Additionally, Bukanga North County MP, Hon Nathan Byanyima said that previously, Uganda has procured junk items, and this time there was a need to do a thorough job in ascertaining the capacity of the company.
“What did we get, fake. In this particular case, Gen Muhwezi was not a minister and it was another minister. My humble request is to carry out due diligence, not to let us down. This country has suffered; everything we try to do in this country turns out sour,” he said.
Opendi also demanded a due diligence report from the committee and questioned the issue of direct procurement without competitiveness.
“You could pick two or three companies and make comparisons but you picked only one. You didn’t indicate to us whether this company had ever done similar work elsewhere,” Opendi said.
The Minister for Security, Gen Jim Muhwezi told the committee that every process followed was technical and effectively done.
Noah Baalessanvu who traveled to Russia to ascertain the credibility of the company told the committee that they did due diligence by visiting the company, talking to clients in countries who had procured services from the Russian firm, and establishing that the company was competent.
“To the satisfaction of the team that went there, the company had demonstrated that they had both the technological capacity and the manufacturing capacity to undertake this project,” he said.
During the meeting, the government tabled the agreement between the Russian company and Uganda, company profile, articles and memoranda of association of the company, and registration certificate of the company in Uganda.
However, Gen. Katumba Wamala asked the MPs not to duplicate or share copies of the documents saying as the Government of Uganda, they signed a non-disclosure agreement.
“I am sure that there is a non-disclosure provision within the agreement; so the documents which are being submitted, I hope that they do not go on WhatsApp, because that will be a breach of the agreement on non-disclosure,” Gen Katumba Wamala said.
Hon. Jonathan Odur, the MP Erute South MP said that the committee should continue probing and make a decision if what was tabled amounts to a classified document.
The Chairperson of the committee, Hon. Rosemary Nyakikongoro said that she will use her discretion as the chair to have a meeting to go through the agreements.
Meanwhile, several MPs raised concerns about the failure to follow the procurement processes, issues to do with privacy and who should incur the costs of installing the trackers.
Whereas Minister Jim Muhwezi insisted that Ugandans should pay for the service as they have already been paying for number plates, insurance and import taxes on vehicles, Opendi said that this should be incurred by the government which is in charge of the security of the country.
“The bottom line is that our people are already meeting thee cost centres before a vehicle gets on the road. The new registration will be a total solution providing for enhanced security features as well as tamper-proof properties which are lacking in the current number plates,” Muhwezi said.
Lwemiyaga County MP, Hon. Theodore Ssekikubo said that Government should not use the proposal to torment the Opposition and monitor politicians.
“Police has been abusing people’s phones without following the due process. Won’t you use these devices to resolve political disagreements and persecutions?” Sssekikubo questioned.
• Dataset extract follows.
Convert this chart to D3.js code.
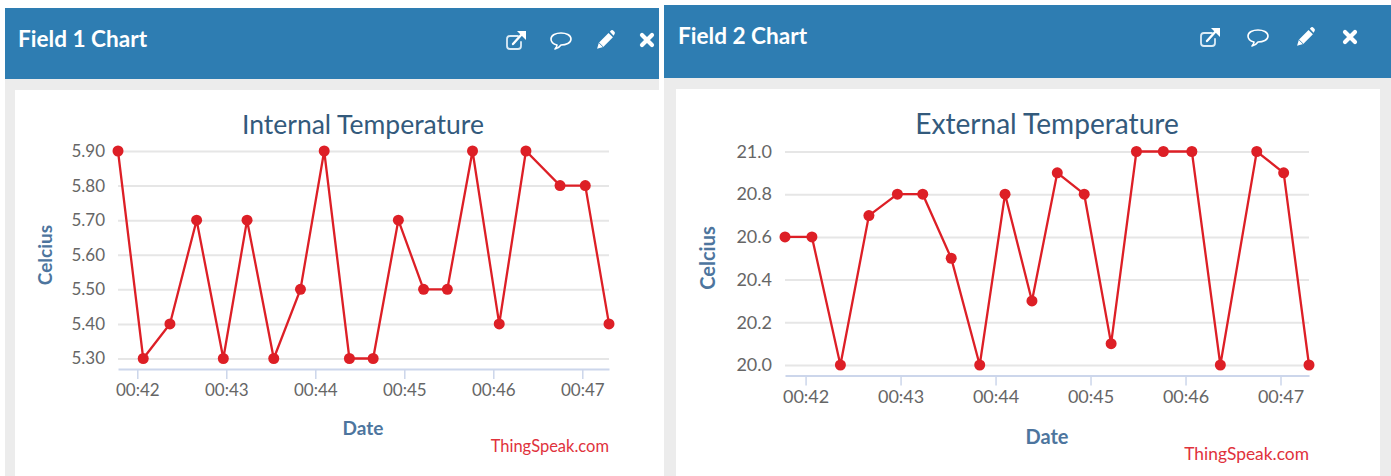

Gen. Katumba Wamala allayed Ssekikubo’s fears by stating that the trackers will operate like the cameras only being activated for criminal related challenges with privacy respected.
Ruhinda South MP, HON. Dononzio Kahonda appealed to Government to incur the cost of installing the trackers in existing vehicles and let only the new vehicle owners incur costs.
The Chief Licensing Officer of Motor vehicles at the Ministry of Works, Winstone Katushabe said that there will be a transitional process between the current number plates and the digital ones and the prices will be considered.